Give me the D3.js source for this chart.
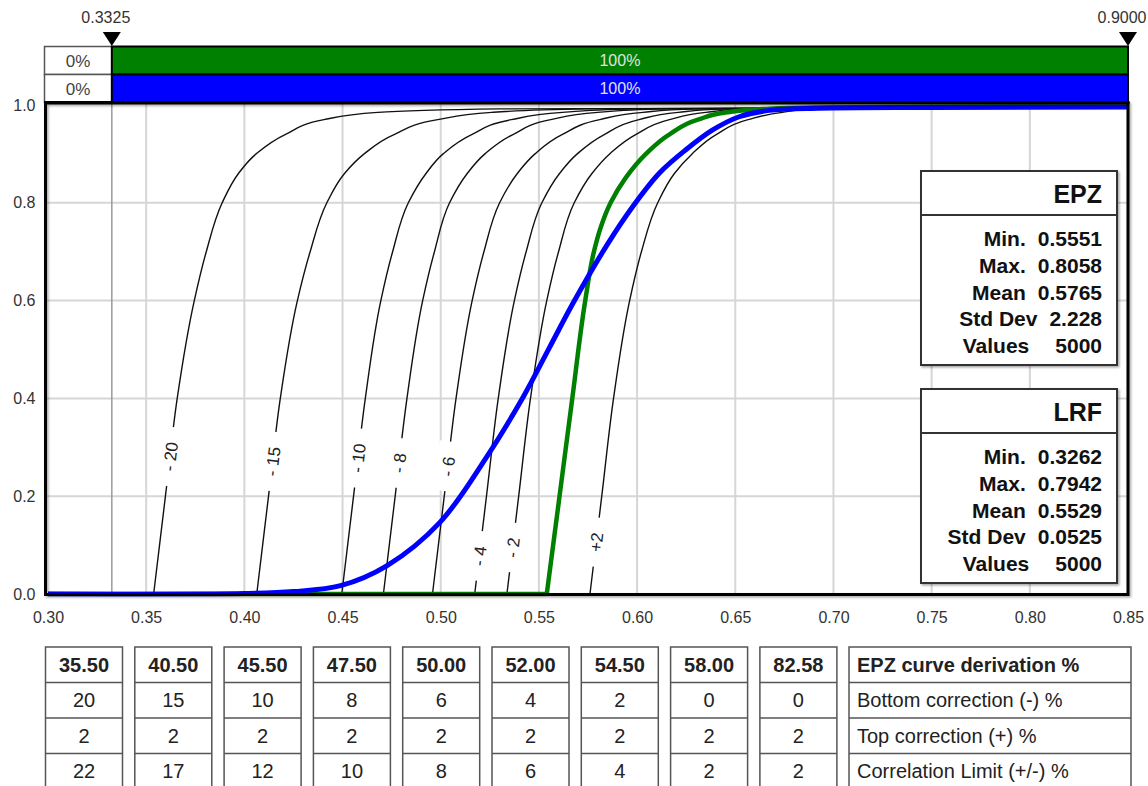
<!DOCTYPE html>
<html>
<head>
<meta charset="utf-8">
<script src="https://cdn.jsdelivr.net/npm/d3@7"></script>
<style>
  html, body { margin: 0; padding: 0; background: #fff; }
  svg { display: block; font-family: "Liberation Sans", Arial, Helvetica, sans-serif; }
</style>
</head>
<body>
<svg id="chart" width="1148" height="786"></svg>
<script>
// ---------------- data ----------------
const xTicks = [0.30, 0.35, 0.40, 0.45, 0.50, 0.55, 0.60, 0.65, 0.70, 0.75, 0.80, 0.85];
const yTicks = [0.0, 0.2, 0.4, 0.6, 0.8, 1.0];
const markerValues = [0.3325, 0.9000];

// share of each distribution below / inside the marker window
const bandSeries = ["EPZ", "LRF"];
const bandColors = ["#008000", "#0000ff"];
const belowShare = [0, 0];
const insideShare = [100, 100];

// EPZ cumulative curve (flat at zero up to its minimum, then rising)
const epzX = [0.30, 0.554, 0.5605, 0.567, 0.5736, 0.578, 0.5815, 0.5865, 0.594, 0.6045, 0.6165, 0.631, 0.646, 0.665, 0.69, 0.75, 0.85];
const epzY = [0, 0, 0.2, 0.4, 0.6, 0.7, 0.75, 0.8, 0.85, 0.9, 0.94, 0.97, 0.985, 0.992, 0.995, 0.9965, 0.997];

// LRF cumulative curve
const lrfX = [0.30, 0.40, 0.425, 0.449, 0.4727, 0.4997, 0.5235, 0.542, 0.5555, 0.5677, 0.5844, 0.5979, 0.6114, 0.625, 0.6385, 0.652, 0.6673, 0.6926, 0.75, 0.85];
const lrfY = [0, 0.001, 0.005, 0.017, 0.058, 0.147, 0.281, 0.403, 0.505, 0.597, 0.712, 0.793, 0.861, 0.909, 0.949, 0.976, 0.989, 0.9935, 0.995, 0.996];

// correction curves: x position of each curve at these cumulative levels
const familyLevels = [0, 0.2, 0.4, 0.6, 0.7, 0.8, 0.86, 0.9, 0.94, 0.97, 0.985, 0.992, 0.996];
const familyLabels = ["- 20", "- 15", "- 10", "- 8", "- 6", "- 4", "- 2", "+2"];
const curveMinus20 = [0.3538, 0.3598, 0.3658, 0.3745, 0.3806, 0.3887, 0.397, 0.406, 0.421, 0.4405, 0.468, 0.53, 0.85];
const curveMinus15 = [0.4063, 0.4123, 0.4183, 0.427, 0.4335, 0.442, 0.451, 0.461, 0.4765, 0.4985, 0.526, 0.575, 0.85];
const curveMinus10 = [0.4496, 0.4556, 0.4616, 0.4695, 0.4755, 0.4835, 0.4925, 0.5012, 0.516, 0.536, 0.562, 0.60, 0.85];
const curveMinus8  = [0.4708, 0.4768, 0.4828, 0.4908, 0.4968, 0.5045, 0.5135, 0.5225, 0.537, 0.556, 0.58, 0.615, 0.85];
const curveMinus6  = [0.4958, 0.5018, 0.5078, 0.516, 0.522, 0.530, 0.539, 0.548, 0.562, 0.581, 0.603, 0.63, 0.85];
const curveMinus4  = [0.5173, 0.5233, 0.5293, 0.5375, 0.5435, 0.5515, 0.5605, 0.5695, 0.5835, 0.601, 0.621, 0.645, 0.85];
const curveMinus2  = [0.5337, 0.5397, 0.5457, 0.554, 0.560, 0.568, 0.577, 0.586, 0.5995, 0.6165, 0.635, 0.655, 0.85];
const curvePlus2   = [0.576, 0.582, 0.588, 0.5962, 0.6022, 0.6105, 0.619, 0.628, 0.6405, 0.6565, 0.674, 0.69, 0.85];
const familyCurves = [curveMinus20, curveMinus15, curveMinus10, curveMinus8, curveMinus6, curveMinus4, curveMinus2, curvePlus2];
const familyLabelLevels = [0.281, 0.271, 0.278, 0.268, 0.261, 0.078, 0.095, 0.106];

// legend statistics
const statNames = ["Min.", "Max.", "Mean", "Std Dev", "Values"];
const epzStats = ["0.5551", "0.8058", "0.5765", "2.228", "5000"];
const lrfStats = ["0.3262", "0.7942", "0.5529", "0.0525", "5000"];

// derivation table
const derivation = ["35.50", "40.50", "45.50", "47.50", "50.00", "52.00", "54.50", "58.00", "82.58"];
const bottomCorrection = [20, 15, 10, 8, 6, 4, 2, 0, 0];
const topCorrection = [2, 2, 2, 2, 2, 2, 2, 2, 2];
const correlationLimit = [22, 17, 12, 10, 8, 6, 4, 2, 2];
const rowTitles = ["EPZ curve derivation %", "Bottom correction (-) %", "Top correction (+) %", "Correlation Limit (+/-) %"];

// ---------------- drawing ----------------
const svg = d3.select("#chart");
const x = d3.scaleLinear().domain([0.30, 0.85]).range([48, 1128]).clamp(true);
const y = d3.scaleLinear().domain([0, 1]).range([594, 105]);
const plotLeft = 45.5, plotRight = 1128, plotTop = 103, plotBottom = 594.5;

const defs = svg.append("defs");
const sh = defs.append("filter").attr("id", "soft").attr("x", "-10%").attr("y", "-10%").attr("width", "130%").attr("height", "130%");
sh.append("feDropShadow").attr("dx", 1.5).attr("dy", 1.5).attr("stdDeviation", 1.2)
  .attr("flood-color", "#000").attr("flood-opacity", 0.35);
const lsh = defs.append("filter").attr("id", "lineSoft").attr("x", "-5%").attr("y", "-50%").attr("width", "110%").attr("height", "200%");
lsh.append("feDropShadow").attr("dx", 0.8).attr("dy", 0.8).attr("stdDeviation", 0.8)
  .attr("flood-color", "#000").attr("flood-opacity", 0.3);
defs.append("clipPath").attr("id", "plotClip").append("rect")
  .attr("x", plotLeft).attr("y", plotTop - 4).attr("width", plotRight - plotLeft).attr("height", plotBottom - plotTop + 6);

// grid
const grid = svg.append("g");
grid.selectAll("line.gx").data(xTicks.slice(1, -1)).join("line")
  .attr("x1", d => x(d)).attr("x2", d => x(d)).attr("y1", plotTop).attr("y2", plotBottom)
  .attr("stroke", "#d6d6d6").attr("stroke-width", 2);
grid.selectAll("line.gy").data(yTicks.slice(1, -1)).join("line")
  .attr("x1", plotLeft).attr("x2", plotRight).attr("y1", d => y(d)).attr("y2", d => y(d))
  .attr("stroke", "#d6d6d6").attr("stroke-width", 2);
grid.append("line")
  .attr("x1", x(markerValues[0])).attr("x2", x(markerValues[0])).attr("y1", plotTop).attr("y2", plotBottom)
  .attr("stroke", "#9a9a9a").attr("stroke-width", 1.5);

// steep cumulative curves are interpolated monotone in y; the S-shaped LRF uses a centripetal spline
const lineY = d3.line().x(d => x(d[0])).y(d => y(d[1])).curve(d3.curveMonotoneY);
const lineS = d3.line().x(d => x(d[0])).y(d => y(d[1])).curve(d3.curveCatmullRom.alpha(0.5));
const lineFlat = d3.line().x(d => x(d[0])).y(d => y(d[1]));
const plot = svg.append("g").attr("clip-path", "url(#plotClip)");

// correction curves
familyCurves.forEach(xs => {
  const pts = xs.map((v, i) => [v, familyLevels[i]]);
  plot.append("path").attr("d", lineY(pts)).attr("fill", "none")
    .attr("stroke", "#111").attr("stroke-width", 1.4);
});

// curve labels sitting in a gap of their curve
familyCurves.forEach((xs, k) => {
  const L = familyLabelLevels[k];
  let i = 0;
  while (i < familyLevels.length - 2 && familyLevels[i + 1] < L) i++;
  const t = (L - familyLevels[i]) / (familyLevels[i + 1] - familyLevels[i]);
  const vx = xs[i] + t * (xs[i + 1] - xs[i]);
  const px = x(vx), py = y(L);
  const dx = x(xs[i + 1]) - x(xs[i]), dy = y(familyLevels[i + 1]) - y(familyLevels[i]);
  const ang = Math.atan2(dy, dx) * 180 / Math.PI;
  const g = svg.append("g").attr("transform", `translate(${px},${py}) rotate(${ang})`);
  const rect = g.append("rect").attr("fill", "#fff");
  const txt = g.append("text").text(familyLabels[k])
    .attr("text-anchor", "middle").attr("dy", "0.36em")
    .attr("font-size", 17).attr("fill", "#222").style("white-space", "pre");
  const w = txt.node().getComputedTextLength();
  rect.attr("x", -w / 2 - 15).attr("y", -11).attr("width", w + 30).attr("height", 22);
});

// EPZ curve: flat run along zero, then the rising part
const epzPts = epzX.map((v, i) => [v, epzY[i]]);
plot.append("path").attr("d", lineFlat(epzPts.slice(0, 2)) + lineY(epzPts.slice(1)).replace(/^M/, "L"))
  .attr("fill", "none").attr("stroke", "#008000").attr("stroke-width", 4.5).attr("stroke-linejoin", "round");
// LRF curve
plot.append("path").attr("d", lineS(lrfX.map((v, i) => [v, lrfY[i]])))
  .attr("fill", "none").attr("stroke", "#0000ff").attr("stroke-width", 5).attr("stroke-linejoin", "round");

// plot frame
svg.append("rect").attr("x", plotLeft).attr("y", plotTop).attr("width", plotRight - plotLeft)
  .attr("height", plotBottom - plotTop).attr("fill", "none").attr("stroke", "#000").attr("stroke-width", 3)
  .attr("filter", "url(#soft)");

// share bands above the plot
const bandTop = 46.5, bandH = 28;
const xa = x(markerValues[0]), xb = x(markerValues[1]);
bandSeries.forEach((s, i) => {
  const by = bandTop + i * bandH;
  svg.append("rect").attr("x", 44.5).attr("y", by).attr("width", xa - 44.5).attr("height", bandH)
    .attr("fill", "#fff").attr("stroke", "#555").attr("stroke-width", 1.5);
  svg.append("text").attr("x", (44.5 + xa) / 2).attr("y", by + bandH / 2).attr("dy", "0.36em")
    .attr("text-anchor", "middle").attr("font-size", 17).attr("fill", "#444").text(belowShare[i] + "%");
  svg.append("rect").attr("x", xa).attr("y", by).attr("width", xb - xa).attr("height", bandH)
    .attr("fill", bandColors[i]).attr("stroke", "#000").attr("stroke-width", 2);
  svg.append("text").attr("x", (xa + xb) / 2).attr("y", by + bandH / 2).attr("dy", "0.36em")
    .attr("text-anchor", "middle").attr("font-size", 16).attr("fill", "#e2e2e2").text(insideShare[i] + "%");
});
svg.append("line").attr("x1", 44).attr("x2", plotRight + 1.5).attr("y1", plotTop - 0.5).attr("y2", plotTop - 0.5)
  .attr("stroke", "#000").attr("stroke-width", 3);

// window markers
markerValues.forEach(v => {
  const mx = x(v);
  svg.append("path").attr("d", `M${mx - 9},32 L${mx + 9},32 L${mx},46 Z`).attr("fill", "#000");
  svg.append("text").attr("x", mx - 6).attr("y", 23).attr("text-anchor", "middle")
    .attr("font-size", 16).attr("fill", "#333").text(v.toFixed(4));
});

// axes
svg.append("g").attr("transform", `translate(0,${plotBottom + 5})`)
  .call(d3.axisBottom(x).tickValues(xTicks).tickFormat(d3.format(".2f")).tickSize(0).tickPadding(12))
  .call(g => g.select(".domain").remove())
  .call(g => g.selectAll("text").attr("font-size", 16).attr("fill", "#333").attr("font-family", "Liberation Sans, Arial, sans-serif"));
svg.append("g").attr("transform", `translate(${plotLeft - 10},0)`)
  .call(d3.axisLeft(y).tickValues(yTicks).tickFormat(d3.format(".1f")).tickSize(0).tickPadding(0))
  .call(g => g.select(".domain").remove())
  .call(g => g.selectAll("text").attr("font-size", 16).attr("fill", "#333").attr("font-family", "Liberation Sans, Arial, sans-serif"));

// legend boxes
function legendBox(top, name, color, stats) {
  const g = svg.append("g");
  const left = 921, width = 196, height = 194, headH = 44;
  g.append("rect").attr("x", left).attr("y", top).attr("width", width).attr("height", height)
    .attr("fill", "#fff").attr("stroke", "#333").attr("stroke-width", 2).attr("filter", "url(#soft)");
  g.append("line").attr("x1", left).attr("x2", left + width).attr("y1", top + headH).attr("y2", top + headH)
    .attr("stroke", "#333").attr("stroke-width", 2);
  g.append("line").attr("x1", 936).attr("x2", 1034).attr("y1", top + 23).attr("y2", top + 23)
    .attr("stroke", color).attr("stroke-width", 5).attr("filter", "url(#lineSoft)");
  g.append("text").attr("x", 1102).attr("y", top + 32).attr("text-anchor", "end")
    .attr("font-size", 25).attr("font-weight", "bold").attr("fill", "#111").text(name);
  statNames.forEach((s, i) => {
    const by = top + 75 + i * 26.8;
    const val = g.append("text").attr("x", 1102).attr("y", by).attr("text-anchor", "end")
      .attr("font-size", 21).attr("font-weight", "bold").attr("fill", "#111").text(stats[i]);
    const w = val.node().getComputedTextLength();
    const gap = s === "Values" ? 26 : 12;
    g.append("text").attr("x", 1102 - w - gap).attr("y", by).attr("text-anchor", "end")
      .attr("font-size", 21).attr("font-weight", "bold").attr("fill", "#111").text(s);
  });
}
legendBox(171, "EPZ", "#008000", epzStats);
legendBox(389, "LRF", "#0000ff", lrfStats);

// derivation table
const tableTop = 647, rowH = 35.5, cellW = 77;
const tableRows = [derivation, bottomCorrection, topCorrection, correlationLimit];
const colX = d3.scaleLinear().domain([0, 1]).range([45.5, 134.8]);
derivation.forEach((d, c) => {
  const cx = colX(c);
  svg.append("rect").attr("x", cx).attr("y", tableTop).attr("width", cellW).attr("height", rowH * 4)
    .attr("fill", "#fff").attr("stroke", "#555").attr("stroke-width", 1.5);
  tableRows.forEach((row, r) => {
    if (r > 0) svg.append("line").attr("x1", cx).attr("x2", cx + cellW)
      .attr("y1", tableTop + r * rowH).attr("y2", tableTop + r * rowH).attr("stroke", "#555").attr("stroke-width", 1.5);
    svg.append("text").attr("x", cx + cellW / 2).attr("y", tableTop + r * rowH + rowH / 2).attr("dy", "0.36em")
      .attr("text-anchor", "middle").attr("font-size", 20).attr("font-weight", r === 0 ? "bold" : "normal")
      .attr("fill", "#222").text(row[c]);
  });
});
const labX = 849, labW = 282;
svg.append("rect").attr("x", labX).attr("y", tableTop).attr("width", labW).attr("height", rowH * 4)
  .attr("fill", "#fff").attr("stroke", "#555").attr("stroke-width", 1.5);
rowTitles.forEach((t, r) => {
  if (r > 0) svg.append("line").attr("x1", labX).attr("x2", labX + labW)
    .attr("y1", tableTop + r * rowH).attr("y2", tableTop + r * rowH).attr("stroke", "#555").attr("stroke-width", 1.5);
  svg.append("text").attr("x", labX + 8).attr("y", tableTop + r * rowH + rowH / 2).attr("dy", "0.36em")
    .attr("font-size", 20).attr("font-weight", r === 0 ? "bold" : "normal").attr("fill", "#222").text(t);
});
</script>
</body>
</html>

******

Starting at the top of the listing above, reproduce each line up to and including the one with "0.9935, 0.995, 0.996];"; omit the pictures.

**WRITTEN ANSWER**
Give me the D3.js source for this chart.
<!DOCTYPE html>
<html>
<head>
<meta charset="utf-8">
<script src="https://cdn.jsdelivr.net/npm/d3@7"></script>
<style>
  html, body { margin: 0; padding: 0; background: #fff; }
  svg { display: block; font-family: "Liberation Sans", Arial, Helvetica, sans-serif; }
</style>
</head>
<body>
<svg id="chart" width="1148" height="786"></svg>
<script>
// ---------------- data ----------------
const xTicks = [0.30, 0.35, 0.40, 0.45, 0.50, 0.55, 0.60, 0.65, 0.70, 0.75, 0.80, 0.85];
const yTicks = [0.0, 0.2, 0.4, 0.6, 0.8, 1.0];
const markerValues = [0.3325, 0.9000];

// share of each distribution below / inside the marker window
const bandSeries = ["EPZ", "LRF"];
const bandColors = ["#008000", "#0000ff"];
const belowShare = [0, 0];
const insideShare = [100, 100];

// EPZ cumulative curve (flat at zero up to its minimum, then rising)
const epzX = [0.30, 0.554, 0.5605, 0.567, 0.5736, 0.578, 0.5815, 0.5865, 0.594, 0.6045, 0.6165, 0.631, 0.646, 0.665, 0.69, 0.75, 0.85];
const epzY = [0, 0, 0.2, 0.4, 0.6, 0.7, 0.75, 0.8, 0.85, 0.9, 0.94, 0.97, 0.985, 0.992, 0.995, 0.9965, 0.997];

// LRF cumulative curve
const lrfX = [0.30, 0.40, 0.425, 0.449, 0.4727, 0.4997, 0.5235, 0.542, 0.5555, 0.5677, 0.5844, 0.5979, 0.6114, 0.625, 0.6385, 0.652, 0.6673, 0.6926, 0.75, 0.85];
const lrfY = [0, 0.001, 0.005, 0.017, 0.058, 0.147, 0.281, 0.403, 0.505, 0.597, 0.712, 0.793, 0.861, 0.909, 0.949, 0.976, 0.989, 0.9935, 0.995, 0.996];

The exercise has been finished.